PROMPT: Output exactly the span of lines that begins at the line containing "Output the LaTeX" and ends at the line containing "(hdate) at (521.5,32)", both lines included.

TASK MATERIAL:
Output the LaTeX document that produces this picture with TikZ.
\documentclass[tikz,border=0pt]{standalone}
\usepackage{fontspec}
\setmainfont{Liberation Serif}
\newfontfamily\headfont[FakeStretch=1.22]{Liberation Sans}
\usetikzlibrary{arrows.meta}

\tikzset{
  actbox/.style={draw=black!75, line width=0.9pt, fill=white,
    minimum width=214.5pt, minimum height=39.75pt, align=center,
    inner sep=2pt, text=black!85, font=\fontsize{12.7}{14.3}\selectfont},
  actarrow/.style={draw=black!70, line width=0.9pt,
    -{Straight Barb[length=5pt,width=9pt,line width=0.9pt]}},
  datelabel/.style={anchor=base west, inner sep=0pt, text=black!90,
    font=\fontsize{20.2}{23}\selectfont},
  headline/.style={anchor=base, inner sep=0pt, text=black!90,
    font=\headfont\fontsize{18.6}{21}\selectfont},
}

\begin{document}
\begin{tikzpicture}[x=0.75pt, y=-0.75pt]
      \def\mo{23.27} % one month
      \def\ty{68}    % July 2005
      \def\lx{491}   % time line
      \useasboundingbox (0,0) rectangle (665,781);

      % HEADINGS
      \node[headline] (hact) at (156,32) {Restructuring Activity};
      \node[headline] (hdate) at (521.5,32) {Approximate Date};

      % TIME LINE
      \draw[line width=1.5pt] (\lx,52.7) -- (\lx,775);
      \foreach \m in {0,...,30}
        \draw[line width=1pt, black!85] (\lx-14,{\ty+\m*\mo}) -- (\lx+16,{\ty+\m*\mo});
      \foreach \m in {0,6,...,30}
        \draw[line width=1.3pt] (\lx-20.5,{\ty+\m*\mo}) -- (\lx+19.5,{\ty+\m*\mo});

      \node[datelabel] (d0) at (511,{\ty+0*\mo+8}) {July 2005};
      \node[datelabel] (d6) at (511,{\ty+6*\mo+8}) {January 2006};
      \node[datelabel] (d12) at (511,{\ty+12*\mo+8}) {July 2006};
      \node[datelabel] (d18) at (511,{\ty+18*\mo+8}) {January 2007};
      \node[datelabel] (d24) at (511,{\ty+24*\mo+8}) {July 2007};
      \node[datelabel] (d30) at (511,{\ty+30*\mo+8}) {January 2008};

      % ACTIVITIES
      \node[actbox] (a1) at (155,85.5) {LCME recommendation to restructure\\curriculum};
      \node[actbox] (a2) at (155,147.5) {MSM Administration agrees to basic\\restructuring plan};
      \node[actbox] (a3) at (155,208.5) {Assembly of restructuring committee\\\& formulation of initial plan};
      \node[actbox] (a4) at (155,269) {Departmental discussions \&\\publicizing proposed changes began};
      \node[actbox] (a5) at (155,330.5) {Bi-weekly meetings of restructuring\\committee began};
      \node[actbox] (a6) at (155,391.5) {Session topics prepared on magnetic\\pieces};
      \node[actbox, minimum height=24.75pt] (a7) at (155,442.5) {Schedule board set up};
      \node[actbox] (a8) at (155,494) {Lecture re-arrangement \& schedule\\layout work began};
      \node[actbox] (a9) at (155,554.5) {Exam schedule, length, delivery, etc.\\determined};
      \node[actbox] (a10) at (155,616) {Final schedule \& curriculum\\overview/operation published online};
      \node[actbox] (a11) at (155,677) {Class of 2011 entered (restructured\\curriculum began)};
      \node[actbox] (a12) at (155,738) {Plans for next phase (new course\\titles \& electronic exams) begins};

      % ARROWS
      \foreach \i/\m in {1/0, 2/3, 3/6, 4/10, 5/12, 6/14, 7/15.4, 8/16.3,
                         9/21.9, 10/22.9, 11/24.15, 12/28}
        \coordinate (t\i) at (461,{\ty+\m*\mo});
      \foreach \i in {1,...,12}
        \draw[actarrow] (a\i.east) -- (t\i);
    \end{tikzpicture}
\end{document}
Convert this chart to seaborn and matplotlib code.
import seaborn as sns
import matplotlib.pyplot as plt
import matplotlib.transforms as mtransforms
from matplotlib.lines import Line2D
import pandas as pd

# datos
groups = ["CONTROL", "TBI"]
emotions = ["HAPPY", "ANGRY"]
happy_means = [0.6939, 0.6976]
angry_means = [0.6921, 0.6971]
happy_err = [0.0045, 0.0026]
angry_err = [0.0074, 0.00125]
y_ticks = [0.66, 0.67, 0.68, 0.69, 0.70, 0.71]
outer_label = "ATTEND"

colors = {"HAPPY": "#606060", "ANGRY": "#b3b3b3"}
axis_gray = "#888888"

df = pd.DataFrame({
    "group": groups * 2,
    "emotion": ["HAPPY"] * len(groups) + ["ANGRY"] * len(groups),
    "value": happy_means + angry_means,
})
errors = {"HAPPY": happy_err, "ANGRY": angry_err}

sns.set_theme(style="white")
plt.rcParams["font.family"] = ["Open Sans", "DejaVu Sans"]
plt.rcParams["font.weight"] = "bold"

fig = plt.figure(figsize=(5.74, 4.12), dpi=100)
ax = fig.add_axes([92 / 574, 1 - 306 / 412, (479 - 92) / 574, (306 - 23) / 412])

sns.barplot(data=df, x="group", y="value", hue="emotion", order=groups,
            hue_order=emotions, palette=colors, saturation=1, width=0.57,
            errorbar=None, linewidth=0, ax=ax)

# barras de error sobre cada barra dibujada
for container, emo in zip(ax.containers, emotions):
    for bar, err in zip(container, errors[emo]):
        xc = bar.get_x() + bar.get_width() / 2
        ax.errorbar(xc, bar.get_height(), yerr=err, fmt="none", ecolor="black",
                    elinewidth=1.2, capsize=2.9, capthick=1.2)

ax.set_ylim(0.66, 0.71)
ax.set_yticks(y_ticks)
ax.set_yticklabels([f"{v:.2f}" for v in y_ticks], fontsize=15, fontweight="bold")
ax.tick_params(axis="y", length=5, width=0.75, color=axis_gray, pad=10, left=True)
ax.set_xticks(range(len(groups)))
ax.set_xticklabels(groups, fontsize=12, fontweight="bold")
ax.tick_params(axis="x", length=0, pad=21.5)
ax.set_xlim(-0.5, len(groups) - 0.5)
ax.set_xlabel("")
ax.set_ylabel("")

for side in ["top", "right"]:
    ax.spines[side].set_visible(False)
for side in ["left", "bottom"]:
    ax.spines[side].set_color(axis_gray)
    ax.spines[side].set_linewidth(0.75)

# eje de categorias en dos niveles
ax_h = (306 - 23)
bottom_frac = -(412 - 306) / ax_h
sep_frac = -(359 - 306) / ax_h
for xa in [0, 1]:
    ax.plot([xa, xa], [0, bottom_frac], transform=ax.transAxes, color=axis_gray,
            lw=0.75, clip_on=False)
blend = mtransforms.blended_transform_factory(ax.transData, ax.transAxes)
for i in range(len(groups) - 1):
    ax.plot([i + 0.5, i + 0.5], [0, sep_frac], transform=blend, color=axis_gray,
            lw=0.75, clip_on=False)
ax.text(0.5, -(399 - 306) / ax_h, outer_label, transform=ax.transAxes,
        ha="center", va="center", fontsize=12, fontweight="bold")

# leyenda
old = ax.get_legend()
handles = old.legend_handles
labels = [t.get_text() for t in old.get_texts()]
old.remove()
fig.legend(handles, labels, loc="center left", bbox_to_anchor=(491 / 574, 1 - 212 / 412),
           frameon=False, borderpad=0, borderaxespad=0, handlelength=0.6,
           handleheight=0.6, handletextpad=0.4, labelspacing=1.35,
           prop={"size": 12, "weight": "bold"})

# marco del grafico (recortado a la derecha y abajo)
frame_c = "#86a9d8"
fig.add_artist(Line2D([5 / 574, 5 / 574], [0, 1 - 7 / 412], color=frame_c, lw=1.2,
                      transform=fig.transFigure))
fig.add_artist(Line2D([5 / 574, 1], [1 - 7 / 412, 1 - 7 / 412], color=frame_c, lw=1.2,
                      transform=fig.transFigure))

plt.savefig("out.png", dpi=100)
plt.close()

...

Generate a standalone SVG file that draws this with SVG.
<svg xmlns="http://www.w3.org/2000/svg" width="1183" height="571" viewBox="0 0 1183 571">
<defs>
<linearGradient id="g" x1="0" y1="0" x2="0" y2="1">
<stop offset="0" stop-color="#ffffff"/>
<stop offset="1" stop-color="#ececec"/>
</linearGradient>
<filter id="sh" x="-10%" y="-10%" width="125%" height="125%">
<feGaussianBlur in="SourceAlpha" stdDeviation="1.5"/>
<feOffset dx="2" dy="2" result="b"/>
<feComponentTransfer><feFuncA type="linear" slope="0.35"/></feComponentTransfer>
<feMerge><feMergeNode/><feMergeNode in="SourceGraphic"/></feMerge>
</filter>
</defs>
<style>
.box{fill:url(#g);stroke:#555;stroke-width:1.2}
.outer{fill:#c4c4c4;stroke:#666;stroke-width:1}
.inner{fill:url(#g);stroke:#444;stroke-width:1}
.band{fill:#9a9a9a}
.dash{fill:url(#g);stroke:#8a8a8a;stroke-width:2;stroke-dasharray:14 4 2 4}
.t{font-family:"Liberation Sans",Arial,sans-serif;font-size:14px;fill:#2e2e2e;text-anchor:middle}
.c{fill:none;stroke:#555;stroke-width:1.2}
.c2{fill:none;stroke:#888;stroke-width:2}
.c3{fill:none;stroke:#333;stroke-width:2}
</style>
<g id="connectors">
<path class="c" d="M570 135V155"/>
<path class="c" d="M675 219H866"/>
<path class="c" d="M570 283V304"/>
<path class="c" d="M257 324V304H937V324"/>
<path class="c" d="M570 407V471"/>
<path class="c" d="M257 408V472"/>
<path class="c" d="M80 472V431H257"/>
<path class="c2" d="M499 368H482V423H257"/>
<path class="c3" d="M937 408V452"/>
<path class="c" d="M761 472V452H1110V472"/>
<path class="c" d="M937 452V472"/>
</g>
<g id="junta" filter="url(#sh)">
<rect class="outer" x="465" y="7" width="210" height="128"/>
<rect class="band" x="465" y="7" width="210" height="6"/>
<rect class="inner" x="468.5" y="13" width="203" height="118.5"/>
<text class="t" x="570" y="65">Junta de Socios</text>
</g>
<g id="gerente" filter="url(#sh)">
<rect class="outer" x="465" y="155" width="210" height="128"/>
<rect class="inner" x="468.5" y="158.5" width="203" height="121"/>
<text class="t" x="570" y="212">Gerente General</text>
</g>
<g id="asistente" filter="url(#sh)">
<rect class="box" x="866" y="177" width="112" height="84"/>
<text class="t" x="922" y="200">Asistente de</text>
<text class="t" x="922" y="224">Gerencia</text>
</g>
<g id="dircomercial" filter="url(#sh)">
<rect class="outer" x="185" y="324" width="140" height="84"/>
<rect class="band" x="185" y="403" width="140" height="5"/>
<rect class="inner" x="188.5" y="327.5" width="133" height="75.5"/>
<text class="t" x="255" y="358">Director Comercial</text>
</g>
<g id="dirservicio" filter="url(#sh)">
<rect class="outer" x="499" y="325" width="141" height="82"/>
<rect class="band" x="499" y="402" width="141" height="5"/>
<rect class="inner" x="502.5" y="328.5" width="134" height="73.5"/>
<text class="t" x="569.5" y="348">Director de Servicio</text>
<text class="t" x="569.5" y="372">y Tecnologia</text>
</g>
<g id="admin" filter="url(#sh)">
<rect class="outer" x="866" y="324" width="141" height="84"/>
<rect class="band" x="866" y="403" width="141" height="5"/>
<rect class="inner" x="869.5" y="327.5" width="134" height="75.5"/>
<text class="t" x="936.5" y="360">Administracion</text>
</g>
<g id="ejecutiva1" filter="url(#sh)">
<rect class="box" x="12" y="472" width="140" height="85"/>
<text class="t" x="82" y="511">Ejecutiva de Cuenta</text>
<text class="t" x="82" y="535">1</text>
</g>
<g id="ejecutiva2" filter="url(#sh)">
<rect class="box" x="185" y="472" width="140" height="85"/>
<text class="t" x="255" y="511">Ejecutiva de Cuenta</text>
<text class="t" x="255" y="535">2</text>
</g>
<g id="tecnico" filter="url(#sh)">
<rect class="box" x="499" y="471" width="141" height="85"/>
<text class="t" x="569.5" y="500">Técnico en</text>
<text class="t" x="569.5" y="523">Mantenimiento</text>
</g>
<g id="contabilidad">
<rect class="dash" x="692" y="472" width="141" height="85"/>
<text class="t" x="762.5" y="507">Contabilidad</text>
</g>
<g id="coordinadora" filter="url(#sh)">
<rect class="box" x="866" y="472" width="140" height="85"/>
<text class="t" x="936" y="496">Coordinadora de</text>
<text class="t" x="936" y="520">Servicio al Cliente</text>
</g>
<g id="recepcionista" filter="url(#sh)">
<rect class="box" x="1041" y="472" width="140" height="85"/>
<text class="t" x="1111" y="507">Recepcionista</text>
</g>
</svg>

EXPECTED ANSWER:
Output the LaTeX document that produces this picture with TikZ.
\documentclass[tikz,border=0pt]{standalone}
\usepackage{fontspec}
\setmainfont{Liberation Serif}
\newfontfamily\headfont[FakeStretch=1.22]{Liberation Sans}
\usetikzlibrary{arrows.meta}

\tikzset{
  actbox/.style={draw=black!75, line width=0.9pt, fill=white,
    minimum width=214.5pt, minimum height=39.75pt, align=center,
    inner sep=2pt, text=black!85, font=\fontsize{12.7}{14.3}\selectfont},
  actarrow/.style={draw=black!70, line width=0.9pt,
    -{Straight Barb[length=5pt,width=9pt,line width=0.9pt]}},
  datelabel/.style={anchor=base west, inner sep=0pt, text=black!90,
    font=\fontsize{20.2}{23}\selectfont},
  headline/.style={anchor=base, inner sep=0pt, text=black!90,
    font=\headfont\fontsize{18.6}{21}\selectfont},
}

\begin{document}
\begin{tikzpicture}[x=0.75pt, y=-0.75pt]
      \def\mo{23.27} % one month
      \def\ty{68}    % July 2005
      \def\lx{491}   % time line
      \useasboundingbox (0,0) rectangle (665,781);

      % HEADINGS
      \node[headline] (hact) at (156,32) {Restructuring Activity};
      \node[headline] (hdate) at (521.5,32) {Approximate Date};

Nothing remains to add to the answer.